A união homossexual que, atualmente, não constitui novidade, e sim, uma realidade em todo mundo. Comprova-se tal alegação pelo exemplo adotado na França que, recentemente, legalizou a união homossexual – Pacs – , criando, assim, algumas vantagens para os companheiros homossexuais.

Nota-se também o agravamento de problemas tais como a pobreza e a fome generalizadas, o aumento da mortalidade infantil e o crescimento exacerbado da violência urbana.

Todas essas inovações e problemas sociais estão, sem dúvida alguma, umbilicalmente ligados ao Direito. Deve procurar o intérprete não ficar adstrito à letra morta e fria da lei. Há de buscar sugar conhecimentos diversos ligados não só à ciência jurídica, como os relacionados às mudanças sociais, tecnológicas e políticas, enfim, todo o conhecimento inerente à realização do árduo ofício do juiz: a busca da justiça.

É bem verdade que “não existe nada indolor na interpretação e aplicação do direito. Por isto, faz-se necessário ir além, em direção à outra lógica, atinente aos raciocínios dialéticos ou retóricos, que não conduzem às verdades apodícticas, mas ensinam o jurista a conviver com a controvérsia, levando-o ao terreno do verossímil, do provável, de uma aproximação maior ou menor da verdade.”13

“Assim, interpretar uma expressão de Direito não é simplesmente tornar claro o respectivo dizer, abstratamente falando; é sobretudo, revelar o sentido apropriado para a vida real, e conducente a uma decisão reta.” (MAXIMILIANO, Carlos. Hermenêutica e aplicação do Direito. Rio de Janeiro: Forense, 1994. Citando Ludwing Enneccerus. Lehrbuch des Burgerlichen Rechts, 8ª ed., 1921, vol. 1).

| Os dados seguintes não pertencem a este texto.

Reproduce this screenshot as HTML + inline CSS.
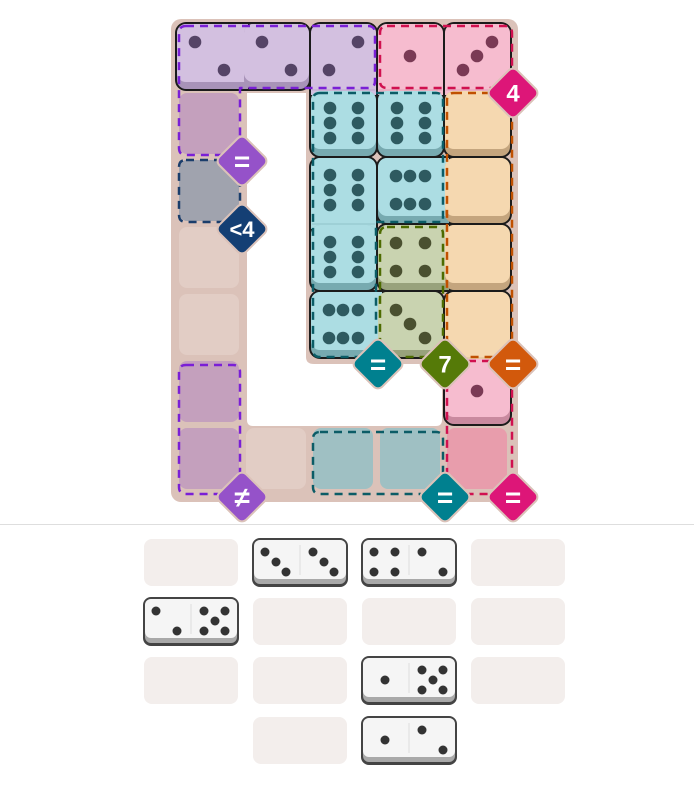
<!DOCTYPE html>
<html><head><meta charset="utf-8">
<style>
html,body{margin:0;padding:0;background:#fff;width:694px;height:797px;overflow:hidden}
svg{position:absolute;left:0;top:0}
text{font-family:"Liberation Sans",sans-serif;font-weight:bold;fill:#fff}
</style></head>
<body>
<svg id="s" width="694" height="797" viewBox="0 0 694 797">
<defs><clipPath id="top"><rect x="0" y="0" width="694" height="524"/></clipPath></defs>
<g id="board" clip-path="url(#top)">
 <rect x="171" y="19" width="347" height="483" rx="10" fill="#dbc2b9"/>
 <path d="M247,93 H306 V357 Q306,364 314,364 H442 V420 Q442,426 436,426 H253 Q247,426 247,420 Z" fill="#fff"/>
 <g id="cells"></g>
 <g id="regions" fill="none" stroke-width="2.5" stroke-dasharray="8,6"></g>
 <g id="badges"></g>
</g>
<line x1="0" y1="524.5" x2="694" y2="524.5" stroke="#dedede" stroke-width="1"/>
<g id="tray"></g>
</svg>
<script>
var NS="http://www.w3.org/2000/svg";
function el(p,t,a){var e=document.createElementNS(NS,t);for(var k in a)e.setAttribute(k,a[k]);p.appendChild(e);return e;}
var P={1:[[1,1]],"2a":[[0,0],[2,2]],"2b":[[2,0],[0,2]],"3a":[[0,0],[1,1],[2,2]],"3b":[[2,0],[1,1],[0,2]],
4:[[0,0],[2,0],[0,2],[2,2]],5:[[0,0],[2,0],[0,2],[2,2],[1,1]],
"6v":[[0,0],[2,0],[0,1],[2,1],[0,2],[2,2]],"6h":[[0,0],[1,0],[2,0],[0,2],[1,2],[2,2]]};
var cells=document.getElementById("cells");
function cx(c){return 178+67*c;} function cy(r){return 25+67*r;}
function empty(r,c,col){el(cells,"rect",{x:cx(c)+1,y:cy(r)+1,width:60,height:61,rx:8,fill:col});}
function tile(r,c,col,shade,p,pc,ext){
 var x=cx(c),y=cy(r);
 el(cells,"rect",{x:x-1,y:y-1,width:65,height:65,rx:9,fill:shade});
 el(cells,"rect",{x:x-1,y:y-1,width:65,height:58,rx:9,fill:col});
 if(ext=="h"){el(cells,"rect",{x:x+50,y:y-1,width:20,height:65,fill:shade});el(cells,"rect",{x:x+50,y:y-1,width:20,height:58,fill:col});}
 if(ext=="v"){el(cells,"rect",{x:x-1,y:y+45,width:65,height:25,fill:col});
   el(cells,"line",{x1:x,y1:y+65,x2:x+63,y2:y+65,stroke:shade,"stroke-width":1,opacity:0.5});}
 if(p){var xs=[x+17,x+31,x+46],ys=[y+17,y+31,y+45];
  if(p=="6v"){xs=[x+18,x+32,x+46];ys=[y+16,y+31,y+46];}
  P[p].forEach(function(q){el(cells,"circle",{cx:xs[q[0]],cy:ys[q[1]],r:6.3,fill:pc});});}
}
empty(1,0,"#c4a0bd");empty(2,0,"#a0a3ae");empty(3,0,"#e2cdc5");empty(4,0,"#e2cdc5");
empty(5,0,"#c4a0bd");empty(6,0,"#c4a0bd");empty(6,1,"#e2cdc5");
empty(6,2,"#9fc0c3");empty(6,3,"#9fc0c3");empty(6,4,"#e89dac");
var dk="#1b1b1b";
[[0,0,2,1],[0,2,1,2],[0,3,1,2],[0,4,1,2],[2,2,1,2],[2,3,2,1],[3,3,2,1],[4,2,2,1],[4,4,1,2]].forEach(function(d){
 el(cells,"rect",{x:cx(d[1])-3,y:cy(d[0])-3,width:67*d[2]+2,height:67*d[3]+2,rx:11,fill:dk});});
var pu="#d3c0e0",pus="#a893b8",pup="#554466";
var pk="#f6bccf",pks="#c98a9f",pkp="#7a3a55";
var te="#acdde3",tes="#77aab0",tep="#2e5a60";
var orc="#f5d8b0",ors="#c4a57e";
var gr="#c9d3b0",grs="#98a27c",grp="#4a5030";
tile(0,0,pu,pus,"2a",pup,"h");tile(0,1,pu,pus,"2a",pup);tile(0,2,pu,pus,"2b",pup,"v");
tile(0,3,pk,pks,1,pkp,"v");tile(0,4,pk,pks,"3b",pkp,"v");
tile(1,2,te,tes,"6v",tep);tile(1,3,te,tes,"6v",tep);tile(1,4,orc,ors);
tile(2,2,te,tes,"6v",tep,"v");tile(2,3,te,tes,"6h",tep,"h");tile(2,4,orc,ors);
tile(3,2,te,tes,"6v",tep);tile(3,3,gr,grs,4,grp,"h");tile(3,4,orc,ors);
tile(4,2,te,tes,"6h",tep,"h");tile(4,3,gr,grs,"3a",grp);tile(4,4,orc,ors,null,null,"v");
tile(5,4,pk,pks,1,pkp);
var rg=document.getElementById("regions");
function path(d,c){el(rg,"path",{d:d,stroke:c,"stroke-linejoin":"round"});}
path("M186,26 H368 Q375,26 375,33 V81 Q375,88 368,88 H240 V148 Q240,155 233,155 H186 Q179,155 179,148 V33 Q179,26 186,26 Z","#7a1fd6");
path("M186,160 H233 Q240,160 240,167 V215 Q240,222 233,222 H186 Q179,222 179,215 V167 Q179,160 186,160 Z","#1a3d6b");
path("M387,26 H505 Q512,26 512,33 V81 Q512,88 505,88 H387 Q380,88 380,81 V33 Q380,26 387,26 Z","#d0104f");
path("M320,93 H436 Q443,93 443,100 V222 H376 V350 Q376,357 369,357 H320 Q313,357 313,350 V100 Q313,93 320,93 Z","#0b5c66");
path("M454,93 H505 Q512,93 512,100 V350 Q512,357 505,357 H454 Q447,357 447,350 V100 Q447,93 454,93 Z","#c05000");
path("M387,227 H436 Q443,227 443,234 V350 Q443,357 436,357 H387 Q380,357 380,350 V234 Q380,227 387,227 Z","#4d6b00");
path("M454,361 H505 Q512,361 512,368 V487 Q512,494 505,494 H454 Q447,494 447,487 V368 Q447,361 454,361 Z","#d0104f");
path("M186,365 H233 Q240,365 240,372 V487 Q240,494 233,494 H186 Q179,494 179,487 V372 Q179,365 186,365 Z","#7a1fd6");
path("M320,432 H436 Q443,432 443,439 V487 Q443,494 436,494 H320 Q313,494 313,487 V439 Q313,432 320,432 Z","#0b5c66");
var bg=document.getElementById("badges");
function badge(x,y,col,txt,fs){
 var g=el(bg,"g",{});
 el(g,"rect",{x:x-19,y:y-19,width:38,height:38,rx:6,fill:col,stroke:"#dbc2b9","stroke-width":2,transform:"rotate(45 "+x+" "+y+")"});
 var t=el(g,"text",{x:x,y:y+(fs*0.36),"text-anchor":"middle","font-size":fs});t.textContent=txt;
}
badge(513,93,"#dd1678","4",24);
badge(242,161,"#9552c9","=",28);
badge(242,229,"#143f74","<4",22);
badge(378,364,"#00808f","=",28);
badge(445,364,"#557a08","7",24);
badge(513,364,"#d2590c","=",28);
badge(242,497,"#9552c9","≠",28);
badge(445,497,"#00808f","=",28);
badge(513,497,"#dd1678","=",28);
var tr=document.getElementById("tray");
var xs=[144,253,362,471],ys=[539,598,657,717];
[[0,0],[0,3],[1,1],[1,2],[1,3],[2,0],[2,1],[2,3],[3,1]].forEach(function(s){
 el(tr,"rect",{x:xs[s[1]],y:ys[s[0]],width:94,height:47,rx:8,fill:"#f3eeec"});});
function dom(r,c,a,b){
 var x=xs[c]-1,y=ys[r]-1;
 el(tr,"rect",{x:x,y:y,width:96,height:49,rx:8,fill:"#444"});
 el(tr,"rect",{x:x+2,y:y+2,width:92,height:44,rx:6,fill:"#a9a9a9"});
 el(tr,"rect",{x:x+2,y:y+2,width:92,height:39,rx:6,fill:"#f5f5f5"});
 el(tr,"line",{x1:x+48,y1:y+7,x2:x+48,y2:y+37,stroke:"#ddd","stroke-width":1});
 [a,b].forEach(function(p,i){var hx=x+48*i;var px=[hx+13,hx+24,hx+34],py=[y+14,y+24,y+34];
  P[p].forEach(function(q){el(tr,"circle",{cx:px[q[0]],cy:py[q[1]],r:4.5,fill:"#333"});});});
}
dom(0,1,"3a","3a");dom(0,2,4,"2a");dom(1,0,"2a",5);dom(2,2,1,5);dom(3,2,1,"2a");
</script>
</body></html>
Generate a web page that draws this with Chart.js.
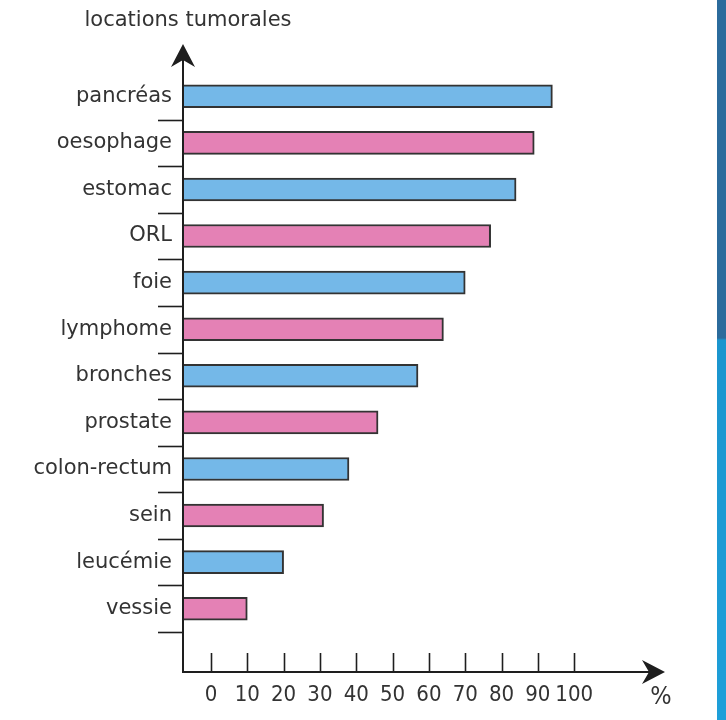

É necessário interpretar a lei evitando, sempre que possível, sua rigidez natural e positivismo, sem no entanto ir contra ao que nela foi estabelecido, tendo em vista a assegurar o bem comum e atenuar as injustiças sociais, evitando, assim, decisões arbitrárias e sem sentido, que além de desprestigiar o judiciário, vão contra a natureza do objetivo da lei, qual seja, o prestígio e amparo do bem comum.

Somente assim agindo estará o intérprete exercendo o seu papel sem, todavia, alterar o espírito da lei, pois, afinal “a justiça é uma necessidade de todos e de cada instante; e assim como deve exigir o respeito, deve inspirar confiança”. (MIRABEAU. Discours Sur L’organisation Judiciaire).

NOTAS

1 DINIZ, Maria Helena. Compêndio de introdução à ciência do direito. São Paulo: Saraiva, 1991, p. 381.

2 REALE, Miguel. Fundamentos do direito. São Paulo: Editora Revista dos Tribunais, 1998.

3 BASTOS, Celso Ribeiro. Hermenêutica e interpretação constitucional. São Paulo: Celso Bastos Editor, 1997, p. 21.

4 BASTOS, Celso Ribeiro. Hermenêutica e interpretação constitucional. São Paulo: Celso Bastos Editor, 1997, p. 22.

5 DINIZ, Maria Helena. Compêndio de introdução à ciência do direito. São Paulo: Saraiva, 1991, p. 381.

6 GARAY, Luis de. Que es el derecho? México: Editorial Jus, 1976, p.12.

8 AZEVEDO, Plauto Faraco de. Aplicação do direito e contexto social. São Paulo: Editora Revista dos Tribunais, 1996, p. 63..

9 Ibid., p. 64.

10 Ibid., p. 65.

11 MUSSETI, Rodrigo Andreotti. A Hermenêutica jurídica de Hans-george Gadamer e o pensamento de São Tomás de Aquino. http://www.cjf.gov.br/.

12 DINIZ, Maria Helena. Compêndio de introdução à ciência do direito. São Paulo: Saraiva, 1991, 382.

13 AZEVEDO, Plauto Faraco de. Aplicação do direito e contexto social. São Paulo: Editora Revista dos Tribunais, 1996, p. 146.